La transaction administrative représente une alternative intéressante au contentieux. Prévue dans plusieurs domaines (environnement, concurrence, consommation), elle permet d’obtenir une réduction de sanction en contrepartie d’engagements précis. L’article L.173-12 du Code de l’environnement organise ainsi une procédure transactionnelle qui a concerné 1 872 dossiers en 2020, avec une réduction moyenne de 40% du montant des amendes initialement envisagées.
Face à une sanction définitive, le recours contentieux demeure l’ultime rempart. Le juge administratif exerce un contrôle approfondi sur ces décisions, vérifiant non seulement leur légalité externe (procédure, compétence) mais aussi leur proportionnalité.
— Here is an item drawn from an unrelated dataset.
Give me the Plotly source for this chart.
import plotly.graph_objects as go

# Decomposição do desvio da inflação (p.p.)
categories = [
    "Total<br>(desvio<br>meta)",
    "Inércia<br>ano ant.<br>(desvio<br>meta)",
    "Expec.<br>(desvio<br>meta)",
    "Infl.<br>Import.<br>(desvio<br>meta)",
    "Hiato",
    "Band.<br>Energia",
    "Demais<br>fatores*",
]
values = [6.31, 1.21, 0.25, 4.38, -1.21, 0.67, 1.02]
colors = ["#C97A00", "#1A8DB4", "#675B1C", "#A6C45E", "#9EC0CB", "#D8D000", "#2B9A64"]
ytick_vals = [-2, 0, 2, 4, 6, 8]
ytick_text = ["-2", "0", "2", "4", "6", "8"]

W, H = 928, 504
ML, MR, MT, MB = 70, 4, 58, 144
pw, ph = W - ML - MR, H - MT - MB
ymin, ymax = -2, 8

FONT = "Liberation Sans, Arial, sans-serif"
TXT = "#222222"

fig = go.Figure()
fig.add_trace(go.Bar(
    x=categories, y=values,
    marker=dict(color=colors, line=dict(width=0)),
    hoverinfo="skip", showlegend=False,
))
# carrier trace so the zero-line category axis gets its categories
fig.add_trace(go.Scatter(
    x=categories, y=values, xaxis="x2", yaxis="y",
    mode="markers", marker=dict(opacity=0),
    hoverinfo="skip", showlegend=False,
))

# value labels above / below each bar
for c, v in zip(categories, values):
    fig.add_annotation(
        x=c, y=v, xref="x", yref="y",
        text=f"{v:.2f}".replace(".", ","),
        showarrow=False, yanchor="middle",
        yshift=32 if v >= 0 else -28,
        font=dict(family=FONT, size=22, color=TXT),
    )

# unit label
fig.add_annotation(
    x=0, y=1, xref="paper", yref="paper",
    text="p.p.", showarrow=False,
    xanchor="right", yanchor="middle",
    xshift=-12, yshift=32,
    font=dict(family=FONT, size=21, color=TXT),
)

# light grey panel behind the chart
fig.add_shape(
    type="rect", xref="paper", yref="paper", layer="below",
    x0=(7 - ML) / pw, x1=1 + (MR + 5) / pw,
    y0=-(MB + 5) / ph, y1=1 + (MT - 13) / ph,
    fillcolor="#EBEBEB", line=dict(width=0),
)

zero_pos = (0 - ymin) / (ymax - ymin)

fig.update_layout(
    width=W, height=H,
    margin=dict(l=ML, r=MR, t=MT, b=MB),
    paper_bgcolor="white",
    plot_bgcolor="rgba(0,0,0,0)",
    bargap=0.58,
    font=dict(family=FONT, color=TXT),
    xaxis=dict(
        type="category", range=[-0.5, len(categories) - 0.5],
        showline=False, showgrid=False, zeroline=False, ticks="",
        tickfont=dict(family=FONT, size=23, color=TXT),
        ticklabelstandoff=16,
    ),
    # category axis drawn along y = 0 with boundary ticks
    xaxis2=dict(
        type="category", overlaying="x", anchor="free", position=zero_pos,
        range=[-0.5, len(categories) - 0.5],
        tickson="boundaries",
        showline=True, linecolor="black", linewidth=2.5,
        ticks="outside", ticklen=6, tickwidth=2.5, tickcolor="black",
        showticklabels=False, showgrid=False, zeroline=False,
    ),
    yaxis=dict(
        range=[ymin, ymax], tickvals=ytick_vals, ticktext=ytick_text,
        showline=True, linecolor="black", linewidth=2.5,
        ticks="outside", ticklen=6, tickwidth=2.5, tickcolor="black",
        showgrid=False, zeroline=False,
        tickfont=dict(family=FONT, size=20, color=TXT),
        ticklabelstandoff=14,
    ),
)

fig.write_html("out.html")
Les statistiques judiciaires révèlent un taux d’annulation ou de réformation de 27% pour les sanctions administratives contestées devant les tribunaux administratifs en 2022.
Parmi les moyens invoqués avec succès devant le juge, on trouve régulièrement:
- L’insuffisance de motivation (22% des annulations)
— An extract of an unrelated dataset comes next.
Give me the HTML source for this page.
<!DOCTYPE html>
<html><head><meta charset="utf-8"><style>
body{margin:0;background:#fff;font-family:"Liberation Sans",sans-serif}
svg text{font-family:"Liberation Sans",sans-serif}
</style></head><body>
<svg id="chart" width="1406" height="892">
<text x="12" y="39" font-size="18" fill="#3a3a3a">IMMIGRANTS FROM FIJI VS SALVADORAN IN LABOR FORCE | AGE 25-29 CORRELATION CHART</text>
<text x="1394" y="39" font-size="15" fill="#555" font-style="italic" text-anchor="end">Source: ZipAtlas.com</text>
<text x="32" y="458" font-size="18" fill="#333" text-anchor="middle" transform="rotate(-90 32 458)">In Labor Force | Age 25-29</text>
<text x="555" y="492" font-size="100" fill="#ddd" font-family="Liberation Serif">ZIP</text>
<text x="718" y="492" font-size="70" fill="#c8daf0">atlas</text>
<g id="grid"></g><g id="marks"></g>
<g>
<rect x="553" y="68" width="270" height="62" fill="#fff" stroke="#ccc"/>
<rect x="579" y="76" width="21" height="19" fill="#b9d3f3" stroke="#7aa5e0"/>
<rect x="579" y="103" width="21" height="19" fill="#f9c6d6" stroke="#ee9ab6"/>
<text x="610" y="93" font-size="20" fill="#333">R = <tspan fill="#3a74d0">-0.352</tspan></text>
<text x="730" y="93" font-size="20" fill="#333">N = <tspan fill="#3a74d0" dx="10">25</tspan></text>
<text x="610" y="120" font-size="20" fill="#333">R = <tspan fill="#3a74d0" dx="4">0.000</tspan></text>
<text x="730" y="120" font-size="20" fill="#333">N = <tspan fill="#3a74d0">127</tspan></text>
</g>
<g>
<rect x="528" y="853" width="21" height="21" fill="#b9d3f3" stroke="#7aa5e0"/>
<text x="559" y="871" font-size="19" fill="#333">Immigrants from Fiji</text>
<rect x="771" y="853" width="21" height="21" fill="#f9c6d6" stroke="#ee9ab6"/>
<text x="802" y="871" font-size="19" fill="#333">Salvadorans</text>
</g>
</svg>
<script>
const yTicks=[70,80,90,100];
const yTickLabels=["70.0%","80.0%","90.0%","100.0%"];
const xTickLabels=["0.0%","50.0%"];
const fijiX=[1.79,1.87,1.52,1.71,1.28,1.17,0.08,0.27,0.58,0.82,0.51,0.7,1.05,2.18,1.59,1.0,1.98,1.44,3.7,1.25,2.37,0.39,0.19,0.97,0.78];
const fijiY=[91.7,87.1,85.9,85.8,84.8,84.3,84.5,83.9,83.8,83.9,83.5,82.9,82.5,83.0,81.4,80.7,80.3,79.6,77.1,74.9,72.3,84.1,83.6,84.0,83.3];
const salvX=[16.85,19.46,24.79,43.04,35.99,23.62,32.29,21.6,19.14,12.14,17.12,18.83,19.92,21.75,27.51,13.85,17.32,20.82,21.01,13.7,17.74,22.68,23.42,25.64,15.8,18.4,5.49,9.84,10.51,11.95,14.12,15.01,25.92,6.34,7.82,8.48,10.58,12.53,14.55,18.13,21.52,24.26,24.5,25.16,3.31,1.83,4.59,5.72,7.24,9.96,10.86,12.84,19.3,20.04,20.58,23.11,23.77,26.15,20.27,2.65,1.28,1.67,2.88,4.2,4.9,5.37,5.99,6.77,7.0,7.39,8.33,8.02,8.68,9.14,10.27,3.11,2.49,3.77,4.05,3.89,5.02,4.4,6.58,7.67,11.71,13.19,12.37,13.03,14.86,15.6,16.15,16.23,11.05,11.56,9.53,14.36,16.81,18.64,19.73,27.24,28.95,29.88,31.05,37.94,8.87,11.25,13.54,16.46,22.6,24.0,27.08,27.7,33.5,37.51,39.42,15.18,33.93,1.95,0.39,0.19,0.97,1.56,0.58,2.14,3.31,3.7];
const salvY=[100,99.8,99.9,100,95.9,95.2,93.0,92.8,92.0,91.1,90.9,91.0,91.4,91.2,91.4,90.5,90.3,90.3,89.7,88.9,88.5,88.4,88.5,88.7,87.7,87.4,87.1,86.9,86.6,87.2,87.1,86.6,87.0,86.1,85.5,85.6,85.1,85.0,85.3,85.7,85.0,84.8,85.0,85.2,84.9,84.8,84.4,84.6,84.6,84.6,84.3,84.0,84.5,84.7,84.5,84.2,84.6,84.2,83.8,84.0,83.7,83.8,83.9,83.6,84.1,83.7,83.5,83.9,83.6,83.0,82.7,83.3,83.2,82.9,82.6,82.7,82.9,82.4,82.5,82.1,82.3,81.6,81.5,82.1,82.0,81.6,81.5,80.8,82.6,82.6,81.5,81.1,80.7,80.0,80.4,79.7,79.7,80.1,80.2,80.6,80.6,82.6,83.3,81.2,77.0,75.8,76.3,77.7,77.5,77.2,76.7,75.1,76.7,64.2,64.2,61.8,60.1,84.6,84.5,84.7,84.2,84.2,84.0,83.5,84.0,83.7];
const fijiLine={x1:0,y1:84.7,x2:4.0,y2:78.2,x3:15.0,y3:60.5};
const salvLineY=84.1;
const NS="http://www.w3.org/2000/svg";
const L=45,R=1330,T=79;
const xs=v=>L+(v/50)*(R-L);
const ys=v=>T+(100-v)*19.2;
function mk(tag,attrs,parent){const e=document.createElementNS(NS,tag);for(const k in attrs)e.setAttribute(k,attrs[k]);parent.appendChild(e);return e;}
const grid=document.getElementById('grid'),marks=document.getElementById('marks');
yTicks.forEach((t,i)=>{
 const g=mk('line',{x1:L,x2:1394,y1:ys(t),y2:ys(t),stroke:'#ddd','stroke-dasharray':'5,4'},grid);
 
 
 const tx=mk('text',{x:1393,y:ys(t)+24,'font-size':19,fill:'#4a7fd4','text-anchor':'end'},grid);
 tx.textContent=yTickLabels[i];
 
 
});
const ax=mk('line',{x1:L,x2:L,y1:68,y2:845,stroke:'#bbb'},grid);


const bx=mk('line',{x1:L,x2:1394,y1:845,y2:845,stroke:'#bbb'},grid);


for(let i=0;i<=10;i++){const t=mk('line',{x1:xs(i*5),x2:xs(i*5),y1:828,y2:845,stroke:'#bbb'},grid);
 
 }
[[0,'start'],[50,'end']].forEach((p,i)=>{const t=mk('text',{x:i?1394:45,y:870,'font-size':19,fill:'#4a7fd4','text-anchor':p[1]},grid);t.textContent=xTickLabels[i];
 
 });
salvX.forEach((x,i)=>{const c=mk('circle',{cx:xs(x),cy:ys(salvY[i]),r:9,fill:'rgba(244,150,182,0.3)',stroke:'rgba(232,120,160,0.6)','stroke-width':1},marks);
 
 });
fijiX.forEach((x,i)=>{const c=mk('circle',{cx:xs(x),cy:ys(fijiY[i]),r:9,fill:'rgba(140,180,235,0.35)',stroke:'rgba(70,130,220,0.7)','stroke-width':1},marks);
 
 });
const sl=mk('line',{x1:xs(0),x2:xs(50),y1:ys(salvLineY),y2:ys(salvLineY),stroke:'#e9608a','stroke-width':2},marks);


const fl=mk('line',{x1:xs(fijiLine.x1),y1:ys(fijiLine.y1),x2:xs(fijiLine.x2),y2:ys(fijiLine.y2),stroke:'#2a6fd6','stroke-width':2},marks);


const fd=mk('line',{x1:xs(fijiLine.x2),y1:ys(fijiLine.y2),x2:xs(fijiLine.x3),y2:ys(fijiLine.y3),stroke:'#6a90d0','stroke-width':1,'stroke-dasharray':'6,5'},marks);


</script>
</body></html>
- Les violations du contradictoire (18% des annulations)
- La disproportion manifeste (15% des annulations)
- L’erreur de qualification juridique (14% des annulations)
La question prioritaire de constitutionnalité élargit l’arsenal défensif en permettant de contester la conformité d’une disposition législative aux droits et libertés garantis par la Constitution. Entre 2010 et 2023, le Conseil constitutionnel a examiné 47 QPC relatives à des sanctions administratives, aboutissant à 11 censures totales ou partielles, principalement fondées sur les principes de légalité des délits et des peines et de proportionnalité.
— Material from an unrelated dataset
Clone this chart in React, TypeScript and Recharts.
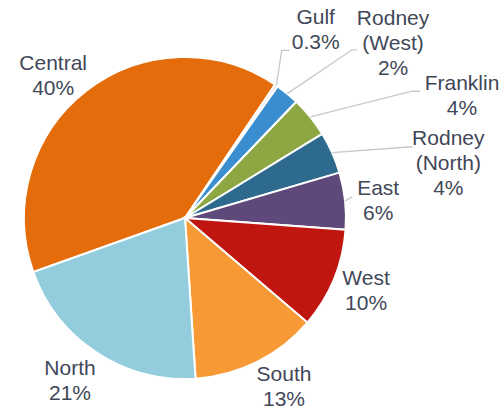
import React from 'react';
import { PieChart, Pie, Cell } from 'recharts';

const regions = ['Central', 'Gulf', 'Rodney\n(West)', 'Franklin', 'Rodney\n(North)', 'East', 'West', 'South', 'North'];
const shares = [39.9, 0.3, 2.4, 4.1, 4.2, 5.7, 10.1, 12.7, 20.6];
const colors = ['#E46C0A', '#F2DCDB', '#3A8ED0', '#8DA843', '#2D6A8E', '#5F497A', '#C0160F', '#F79A36', '#93CDDD'];

// where each label sits: [angle, distance from centre]
const labelSpots: [number, number][] = [
  [132.8, 194], [55.2, 229], [40.1, 272], [23.9, 303], [11.8, 269],
  [5.2, 194], [-21.8, 195], [-59.5, 195], [-125.3, 199],
];
// leader lines, relative to label centre: [bendX, bendY, endX, endY]
const leaders: (number[] | null)[] = [
  null, [-34, 20.5, -26, 20.5], [-41, 7, -36, 7], [-50, -4, -42, -4], [-40, -16, -36, -16],
  [-26, -3.5, -26, -3.5], null, null, null,
];

const data = regions.map((name, i) => ({ name, value: shares[i] }));
const total = shares.reduce((a, b) => a + b, 0);
const RAD = Math.PI / 180;

const renderLabel = (props: any) => {
  const { cx, cy, outerRadius, midAngle, index, value } = props;
  const [ang, dist] = labelSpots[index];
  const lx = cx + dist * Math.cos(ang * RAD);
  const ly = cy - dist * Math.sin(ang * RAD);
  const pct = (value / total) * 100;
  const pctText = pct < 1 ? pct.toFixed(1) + '%' : Math.round(pct) + '%';
  const lines = [...regions[index].split('\n'), pctText];
  const lh = 25;
  const top = ly - ((lines.length - 1) * lh) / 2;
  const ld = leaders[index];
  let leader = null;
  if (ld) {
    const sx = cx + outerRadius * Math.cos(midAngle * RAD);
    const sy = cy - outerRadius * Math.sin(midAngle * RAD);
    leader = (
      <polyline
        points={`${sx},${sy} ${lx + ld[0]},${ly + ld[1]} ${lx + ld[2]},${ly + ld[3]}`}
        fill="none"
        stroke="#C8C8C8"
        strokeWidth={1.3}
      />
    );
  }
  return (
    <g key={`lbl-${index}`}>
      {leader}
      <text x={lx} y={top} textAnchor="middle" fill="#3F4758" fontSize={21} fontFamily="Liberation Sans, Arial, sans-serif">
        {lines.map((t, i) => (
          <tspan key={i} x={lx} y={top + i * lh + 7}>{t}</tspan>
        ))}
      </text>
    </g>
  );
};

const App = () => {
  return (
    <div style={{ position: 'absolute', left: 0, top: 0, background: '#fff' }}>
      <PieChart width={501} height={409} margin={{ top: 0, right: 0, bottom: 0, left: 0 }}>
        <Pie
          data={data}
          dataKey="value"
          nameKey="name"
          cx={185}
          cy={218}
          outerRadius={161}
          startAngle={199.6}
          endAngle={-160.4}
          stroke="#fff"
          strokeWidth={2}
          label={renderLabel}
          labelLine={false}
          isAnimationActive={false}
        >
          {data.map((d, i) => (
            <Cell key={d.name} fill={colors[i]} />
          ))}
        </Pie>
      </PieChart>
    </div>
  );
};

export default App;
Le jeu d’équilibre entre efficacité administrative et protection des droits
L’expansion du pouvoir de sanction administrative soulève des interrogations fondamentales sur l’architecture de notre système juridique. Ce phénomène d’administratisation de la répression répond à des exigences d’efficacité face à des comportements nécessitant une réponse rapide et spécialisée. Les délais moyens de traitement (8 mois pour une sanction administrative contre 24 mois pour une procédure pénale) illustrent cet avantage opérationnel.
Néanmoins, cette évolution engendre un risque de fragmentation normative. La multiplication des régimes sectoriels crée des disparités procédurales difficilement justifiables. Ainsi, certaines autorités comme l’AMF doivent respecter une stricte séparation organique entre instruction et jugement, tandis que d’autres, comme les préfectures, concentrent ces fonctions. Cette hétérogénéité affaiblit la lisibilité du droit et compromet l’égalité devant la loi.
Le cumul des poursuites administratives et pénales constitue une autre source de tension juridique. Bien que le Conseil constitutionnel, dans sa décision n°2016-545 QPC du 24 juin 2016, ait assoupli sa jurisprudence sur le non bis in idem, le risque de double sanction demeure préoccupant. La loi du 12 mai 2009 a certes introduit le principe de proportionnalité globale, mais son application pratique reste complexe.
L’harmonisation des garanties procédurales apparaît comme une nécessité pour préserver l’équilibre entre efficacité administrative et protection des droits. Le rapport Sauvé de 2014 préconisait l’adoption d’un code des sanctions administratives, proposition restée lettre morte mais qui conserve toute sa pertinence. Une telle codification permettrait de standardiser les droits de la défense tout en préservant les spécificités sectorielles justifiées.
La juridictionnalisation progressive des autorités administratives indépendantes témoigne d’une recherche d’équilibre institutionnel. L’évolution de la CNIL, de l’AMF ou de l’ADLC vers des structures quasi-juridictionnelles illustre cette tendance. Cette hybridation des modèles pourrait constituer une voie médiane, conservant l’expertise technique des régulateurs tout en renforçant les garanties procédurales inspirées du procès équitable.